At that point, you can build a dual-tethered Space Elevator. (Space Elevators are long proposed systems where you drop a cable from space all the way to the ground and run cable cars along it).

If the planets are broadly similar, I think that, in theory, it should be possible to balance the forces between the two that the double Space Elevator stays up there all on its lonesome with minimal station-keeping.

It should not be too hard to construct a hollow space elevator "cable" which is a larger rectangle (Arthur C Clarke's Space Elevator does this in his book about it). Then you can put in flooring if the space is large enough and have people living on the levels.

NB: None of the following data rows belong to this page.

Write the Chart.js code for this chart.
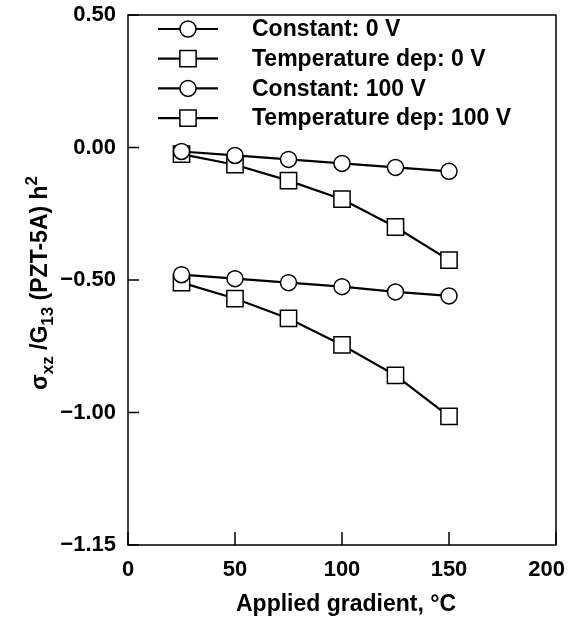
<!DOCTYPE html>
<html>
<head>
<meta charset="utf-8">
<script src="https://cdn.jsdelivr.net/npm/chart.js@4.4.1/dist/chart.umd.min.js"></script>
<style>
  html, body { margin: 0; padding: 0; background: #fff; }
  #wrap { width: 570px; height: 619px; }
</style>
</head>
<body>
<div id="wrap"><canvas id="chart" width="570" height="619"></canvas></div>
<script>
const gradients = [25, 50, 75, 100, 125, 150];
const seriesNames = ['Constant: 0 V', 'Temperature dep: 0 V', 'Constant: 100 V', 'Temperature dep: 100 V'];
const constant0V = [-0.015, -0.03, -0.045, -0.06, -0.075, -0.09];
const tempDep0V = [-0.025, -0.065, -0.125, -0.195, -0.30, -0.425];
const constant100V = [-0.48, -0.495, -0.51, -0.525, -0.545, -0.56];
const tempDep100V = [-0.51, -0.57, -0.645, -0.745, -0.86, -1.015];
const xTickValues = [0, 50, 100, 150, 200];
const xTickLabels = ['0', '50', '100', '150', '200'];
const yTickValues = [0.5, 0, -0.5, -1.0, -1.5];
const yTickLabels = ['0.50', '0.00', '\u22120.50', '\u22121.00', '\u22121.15'];

const FONT = "'Liberation Sans', Arial, Helvetica, sans-serif";
Chart.defaults.font.family = FONT;
Chart.defaults.font.weight = 'bold';
Chart.defaults.font.size = 22;
Chart.defaults.color = '#000';

function series(label, values, style) {
  return {
    label: label,
    data: values.map((v, i) => ({ x: gradients[i], y: v })),
    borderColor: '#000',
    borderWidth: 2.2,
    backgroundColor: '#fff',
    pointStyle: style,
    pointRadius: style === 'rect' ? 11.5 : 8,
    pointBorderWidth: 1.5,
    pointBackgroundColor: '#fff',
    pointBorderColor: '#000',
    tension: 0
  };
}

// frame, inward ticks, x labels, axis titles and the legend
const decorations = {
  id: 'decorations',
  afterDraw(chart) {
    const ctx = chart.ctx;
    const a = chart.chartArea;
    const xs = chart.scales.x, ys = chart.scales.y;
    ctx.save();
    ctx.strokeStyle = '#000';
    ctx.lineWidth = 1.5;
    ctx.strokeRect(a.left, a.top, a.right - a.left, a.bottom - a.top);

    ctx.beginPath();
    xTickValues.forEach(v => {
      const px = xs.getPixelForValue(v);
      ctx.moveTo(px, a.bottom);
      ctx.lineTo(px, a.bottom - 13);
    });
    yTickValues.forEach(v => {
      const py = ys.getPixelForValue(v);
      ctx.moveTo(a.left, py);
      ctx.lineTo(a.left + 11, py);
    });
    ctx.stroke();

    ctx.fillStyle = '#000';
    ctx.font = 'bold 22px ' + FONT;
    ctx.textAlign = 'center';
    ctx.textBaseline = 'middle';
    xTickLabels.forEach((t, i) => {
      const w = ctx.measureText(t).width;
      let px = xs.getPixelForValue(xTickValues[i]);
      px = Math.min(px, chart.width - 5 - w / 2);
      ctx.fillText(t, px, 570);
    });

    ctx.font = 'bold 23px ' + FONT;
    ctx.fillText('Applied gradient, \u00B0C', 346, 605);

    // y title with sub/superscripts
    const parts = [
      { t: '\u03C3', s: 23, dy: 0 },
      { t: 'xz', s: 17, dy: 6 },
      { t: ' /G', s: 23, dy: 0 },
      { t: '13', s: 17, dy: 6 },
      { t: ' (PZT-5A) h', s: 23, dy: 0 },
      { t: '2', s: 17, dy: -10 }
    ];
    let total = 0;
    parts.forEach(p => { ctx.font = 'bold ' + p.s + 'px ' + FONT; p.w = ctx.measureText(p.t).width; total += p.w; });
    ctx.translate(47, 283);
    ctx.rotate(-Math.PI / 2);
    ctx.textAlign = 'left';
    ctx.textBaseline = 'alphabetic';
    let cx = -total / 2;
    parts.forEach(p => {
      ctx.font = 'bold ' + p.s + 'px ' + FONT;
      ctx.fillText(p.t, cx, p.dy);
      cx += p.w;
    });
    ctx.setTransform(1, 0, 0, 1, 0, 0);

    // legend
    ctx.font = 'bold 23px ' + FONT;
    ctx.textBaseline = 'middle';
    chart.data.datasets.forEach((ds, i) => {
      const y = 29 + i * 29.7;
      ctx.lineWidth = 2.2;
      ctx.beginPath();
      ctx.moveTo(158, y);
      ctx.lineTo(218, y);
      ctx.stroke();
      ctx.fillStyle = '#fff';
      ctx.lineWidth = 1.5;
      ctx.beginPath();
      if (ds.pointStyle === 'rect') {
        const h = ds.pointRadius * Math.SQRT1_2;
        ctx.rect(188 - h, y - h, 2 * h, 2 * h);
      } else {
        ctx.arc(188, y, ds.pointRadius, 0, Math.PI * 2);
      }
      ctx.fill();
      ctx.stroke();
      ctx.fillStyle = '#000';
      ctx.fillText(ds.label, 252, y + 1);
    });
    ctx.restore();
  }
};

new Chart(document.getElementById('chart'), {
  type: 'line',
  data: {
    datasets: [
      series(seriesNames[0], constant0V, 'circle'),
      series(seriesNames[1], tempDep0V, 'rect'),
      series(seriesNames[2], constant100V, 'circle'),
      series(seriesNames[3], tempDep100V, 'rect')
    ]
  },
  options: {
    responsive: false,
    animation: false,
    layout: { padding: { top: 15, right: 14, left: 0, bottom: 0 } },
    plugins: { legend: { display: false }, tooltip: { enabled: false } },
    scales: {
      x: {
        type: 'linear',
        min: 0,
        max: 200,
        grid: { display: false, drawTicks: false },
        border: { display: false },
        ticks: { display: false },
        afterFit(scale) { scale.height = 74; scale.paddingLeft = 0; scale.paddingRight = 0; }
      },
      y: {
        type: 'linear',
        min: -1.5,
        max: 0.5,
        grid: { display: false, drawTicks: false },
        border: { display: false },
        afterBuildTicks(scale) { scale.ticks = yTickValues.map(v => ({ value: v })); },
        ticks: {
          padding: 12,
          font: { size: 22, weight: 'bold' },
          callback: (v) => yTickLabels[yTickValues.indexOf(v)]
        },
        afterFit(scale) { scale.width = 128; scale.paddingTop = 0; scale.paddingBottom = 0; }
      }
    }
  },
  plugins: [decorations]
});
</script>
</body>
</html>
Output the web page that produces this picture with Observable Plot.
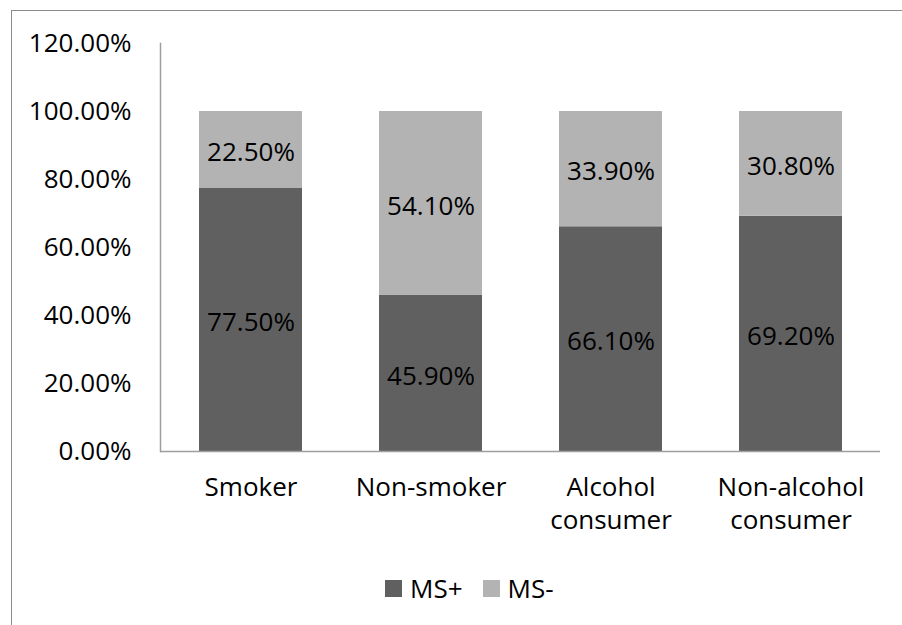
<!DOCTYPE html>
<html>
<head>
<meta charset="utf-8">
<script src="https://cdn.jsdelivr.net/npm/d3@7"></script>
<script src="https://cdn.jsdelivr.net/npm/@observablehq/plot@0.6"></script>
<style>
  html, body { margin: 0; padding: 0; background: #fff; }
  #wrap { position: relative; width: 902px; height: 625px; overflow: hidden; font-family: "Open Sans", sans-serif; }
  #frame { position: absolute; left: 11px; top: 10px; width: 1000px; height: 1000px; border: 1.5px solid #8c8c8c; box-sizing: border-box; }
  #chart { position: absolute; left: 0; top: 0; }
  #legend { position: absolute; top: 570px; left: 385px; display: flex; font-size: 26px; color: #000; }
  .item { display: flex; align-items: center; margin-right: 20px; }
  .sw { width: 17px; height: 17px; margin-right: 8px; }
</style>
</head>
<body>
<div id="wrap">
  <div id="frame"></div>
  <div id="chart"></div>
  <div id="legend"></div>
</div>
<script>
const categories = ["Smoker", "Non-smoker", "Alcohol\nconsumer", "Non-alcohol\nconsumer"];
const msPlus = [0.775, 0.459, 0.661, 0.692];
const msMinus = [0.225, 0.541, 0.339, 0.308];
const seriesNames = ["MS+", "MS-"];
const seriesColors = ["#606060", "#b3b3b3"];
const yTicks = [0, 0.2, 0.4, 0.6, 0.8, 1.0, 1.2];

const data = [];
categories.forEach((c, i) => {
  data.push({cat: c, series: "MS+", value: msPlus[i]});
  data.push({cat: c, series: "MS-", value: msMinus[i]});
});

const fmt = d3.format(".2%");

const chart = Plot.plot({
  width: 902,
  height: 560,
  marginLeft: 160,
  marginRight: 22,
  marginTop: 43,
  marginBottom: 109,
  style: {fontFamily: "Open Sans, sans-serif", fontSize: "26px", color: "#000", background: "transparent"},
  x: {domain: categories, paddingInner: 0.43, paddingOuter: 0.215, label: null},
  y: {domain: [0, 1.2], label: null},
  color: {domain: seriesNames, range: seriesColors},
  marks: [
    Plot.barY(data, Plot.stackY({x: "cat", y: "value", fill: "series", order: seriesNames})),
    Plot.text(data, Plot.stackY({x: "cat", y: "value", z: "series", order: seriesNames, text: d => fmt(d.value), fill: "#000", fontSize: 26, dy: 3})),
    Plot.axisY({ticks: yTicks, tickFormat: fmt, tickSize: 0, tickPadding: 29, fontSize: 26, fill: "#000"}),
    Plot.frame({anchor: "left", stroke: "#9e9e9e", strokeWidth: 1.5}),
    Plot.axisX({tickSize: 0, tickPadding: 21, lineHeight: 1.28, fontSize: 26, fill: "#000"}),
    Plot.ruleY([0], {stroke: "#9e9e9e", strokeWidth: 1.5})
  ]
});
document.getElementById("chart").appendChild(chart);

const legend = document.getElementById("legend");
seriesNames.forEach((s, i) => {
  const item = document.createElement("div");
  item.className = "item";
  const sw = document.createElement("div");
  sw.className = "sw";
  sw.style.background = seriesColors[i];
  const t = document.createElement("span");
  t.textContent = s;
  item.appendChild(sw);
  item.appendChild(t);
  legend.appendChild(item);
});
</script>
</body>
</html>
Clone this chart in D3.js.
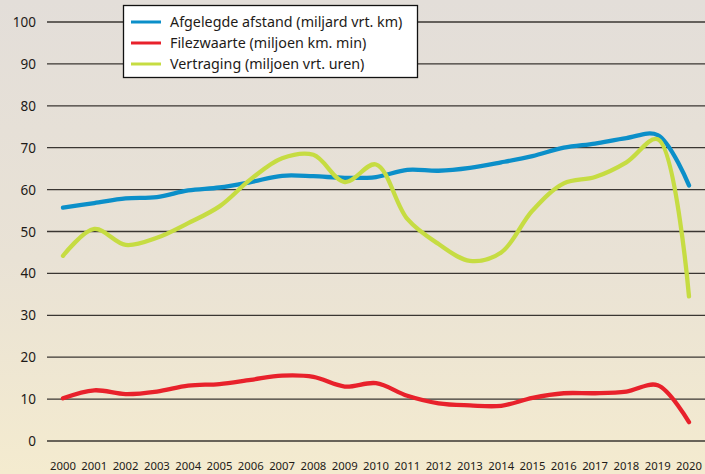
<!DOCTYPE html>
<html>
<head>
<meta charset="utf-8">
<script src="https://cdn.jsdelivr.net/npm/d3@7"></script>
<style>
  body { margin: 0; }
  svg { display: block; font-family: "Noto Sans", "DejaVu Sans", sans-serif; }
</style>
</head>
<body>
<div id="chart"></div>
<script>
var svgWidth = 705;
var svgHeight = 474;

var years = [2000, 2001, 2002, 2003, 2004, 2005, 2006, 2007, 2008, 2009, 2010,
             2011, 2012, 2013, 2014, 2015, 2016, 2017, 2018, 2019, 2020];
var afstand = [55.7, 56.8, 57.9, 58.2, 59.8, 60.5, 61.8, 63.3, 63.2, 62.8, 63.0,
               64.7, 64.5, 65.2, 66.5, 68.0, 70.0, 71.0, 72.3, 73.0, 61.0];
var filezwaarte = [10.2, 12.1, 11.2, 11.8, 13.2, 13.6, 14.6, 15.6, 15.3, 13.0, 13.8,
                   10.8, 9.0, 8.5, 8.4, 10.3, 11.4, 11.4, 11.8, 13.3, 4.5];
var vertraging = [44.2, 50.6, 46.8, 48.5, 52.0, 56.0, 62.5, 67.5, 68.3, 61.8, 66.0,
                  53.0, 47.0, 43.0, 45.0, 55.0, 61.5, 63.0, 66.5, 72.0, 34.5];
var yTicks = [0, 10, 20, 30, 40, 50, 60, 70, 80, 90, 100];
var seriesNames = ["Afgelegde afstand (miljard vrt. km)", "Filezwaarte (miljoen km. min)", "Vertraging (miljoen vrt. uren)"];
var seriesColors = ["#0b8fc9", "#e8212b", "#c6dc42"];

var svg = d3.select("#chart")
    .append("svg")
    .attr("width", svgWidth)
    .attr("height", svgHeight);

// background gradient
var grad = svg.append("defs").append("linearGradient")
    .attr("id", "bg")
    .attr("x1", 0).attr("y1", 0).attr("x2", 0).attr("y2", 1);
grad.append("stop").attr("offset", "0%").attr("stop-color", "#e3ded9");
grad.append("stop").attr("offset", "55%").attr("stop-color", "#e9e2d5");
grad.append("stop").attr("offset", "100%").attr("stop-color", "#f4ebcf");
svg.append("rect")
    .attr("width", svgWidth)
    .attr("height", svgHeight)
    .attr("fill", "url(#bg)");

var x = d3.scaleLinear().domain([2000, 2020]).range([63, 689]);
var y = d3.scaleLinear().domain([0, 100]).range([441, 22]);

// gridlines
svg.selectAll(".grid")
    .data(yTicks)
    .enter()
    .append("line")
    .attr("x1", 47)
    .attr("x2", svgWidth)
    .attr("y1", function(d) { return y(d); })
    .attr("y2", function(d) { return y(d); })
    .attr("stroke", "#3a3632")
    .attr("stroke-width", 1.3);

svg.selectAll(".ylab")
    .data(yTicks)
    .enter()
    .append("text")
    .text(function(d) { return d; })
    .attr("x", 36)
    .attr("y", function(d) { return y(d) + 5; })
    .attr("text-anchor", "end")
    .attr("font-size", "13.5px")
    .attr("fill", "#1e1b18");

svg.selectAll(".xlab")
    .data(years)
    .enter()
    .append("text")
    .text(function(d) { return d; })
    .attr("x", function(d) { return x(d); })
    .attr("y", 470)
    .attr("text-anchor", "middle")
    .attr("font-size", "11.3px")
    .attr("fill", "#1e1b18");

var line = d3.line()
    .x(function(d, i) { return x(years[i]); })
    .y(function(d) { return y(d); })
    .curve(d3.curveCatmullRom.alpha(0.5));

var allSeries = [afstand, filezwaarte, vertraging];
// draw order: blue first, green, red on top
[0, 2, 1].forEach(function(k) {
    svg.append("path")
        .datum(allSeries[k])
        .attr("d", line)
        .attr("fill", "none")
        .attr("stroke", seriesColors[k])
        .attr("stroke-width", 4.3)
        .attr("stroke-linecap", "round")
        .attr("stroke-linejoin", "round");
});

// legend
var legend = svg.append("g");
legend.append("rect")
    .attr("x", 123.5)
    .attr("y", 5.5)
    .attr("width", 294)
    .attr("height", 72)
    .attr("fill", "#ffffff")
    .attr("stroke", "#111")
    .attr("stroke-width", 1.3);

seriesNames.forEach(function(name, i) {
    var ly = 22 + i * 21;
    legend.append("line")
        .attr("x1", 131).attr("x2", 161)
        .attr("y1", ly).attr("y2", ly)
        .attr("stroke", seriesColors[i])
        .attr("stroke-width", 3);
    legend.append("text")
        .text(name)
        .attr("x", 170)
        .attr("y", ly + 5)
        .attr("font-size", "14.3px")
        .attr("fill", "#1e1b18");
});
</script>
</body>
</html>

Gravity would fall off naturally as you went up to the mid-point, to vanish there, though you probably could spin up stations attached to the cable to simulate gravity (the spinning might even make the cable more stable against oscillations). You'd have to maintain the atmosphere artificially, but it would be fine.

On a more crazy note, the anime Last Exile has, I think, a double-planet system in which their atmospheres are close enough to touch. This might make life more interesting with such a scenario. (Whether it's possible would take calculating whether the planets would be stable enough that close together).


In the space-spider built bridge that I suggested, gases for an atmosphere could be kept in place by secretions produced by the space-spider the seal the outside of the elastic space-spider silk tube connecting the planets.

Keeping the air breathable might require that there be some sort of plant life symbiotic with the space-spider that would recycle local air in the space-spider silk tubes (which realistically would probably come in a series of segments a bit like a bamboo plant, to prevent internal winds inside the tubes from getting out of hand). The symbiosis would work because the plants would make the tubes livable for travelers and the offerings from the travelers (or the travelers themselves if they failed to provide offerings) would be the main source of food for the space-spiders.

Gravity would be much more challenging and might just not be possible. Space-spider silk would need to be incredibly strong even with planetary dynamics and a design I have suggested which would be much less intense than the kind of two planet binary co-rotating systems that others have proposed, as opposed to the two very small planets in exaggerated versions of two asteroids in the same orbit in an asteroid belt one after the other, or very small planets in a system analogous to being at the same angular position on two concentric planetary rings that are fairly close to each other.

Throwing in centrifugal force to provide gravity by spinning part of the structure on top of everything else, while possible to conceive, feels like a bridge too far (pun intended) in an already credulity stretching situation.

Indeed, gravity might not even be desirable, because gravity would mean that people on the bridge would have to walk tens of thousands or hundreds of thousands of miles or more to cross it, which would take forever, while in a near zero gravity environment, people could fly through the tube of the bridge and that might be much, much faster.

At the ends of the bridge, planetary gravity would gradually begin to assert itself, but it would probably make the most sense for the middle of the bridge to have near zero gravity.

Similarly, while one could scale it up to be large enough to live upon, the bigger the bridge's capacity, the larger it must be in terms of materials and stressing forces, so I wouldn't think that you would want a bridge any bigger than absolutely necessary for travelers along the bridge to camp out for an evening during their journey across it (which would be many, many miles and take a very long time on foot even free of the burden of gravity so that travelers could essentially fly through it from one end to the other). There might be a handful of caretakers or oasis keepers who might live on the bridge, but I wouldn't think it would make sense to make the bridge big enough to support a full fledged village or city.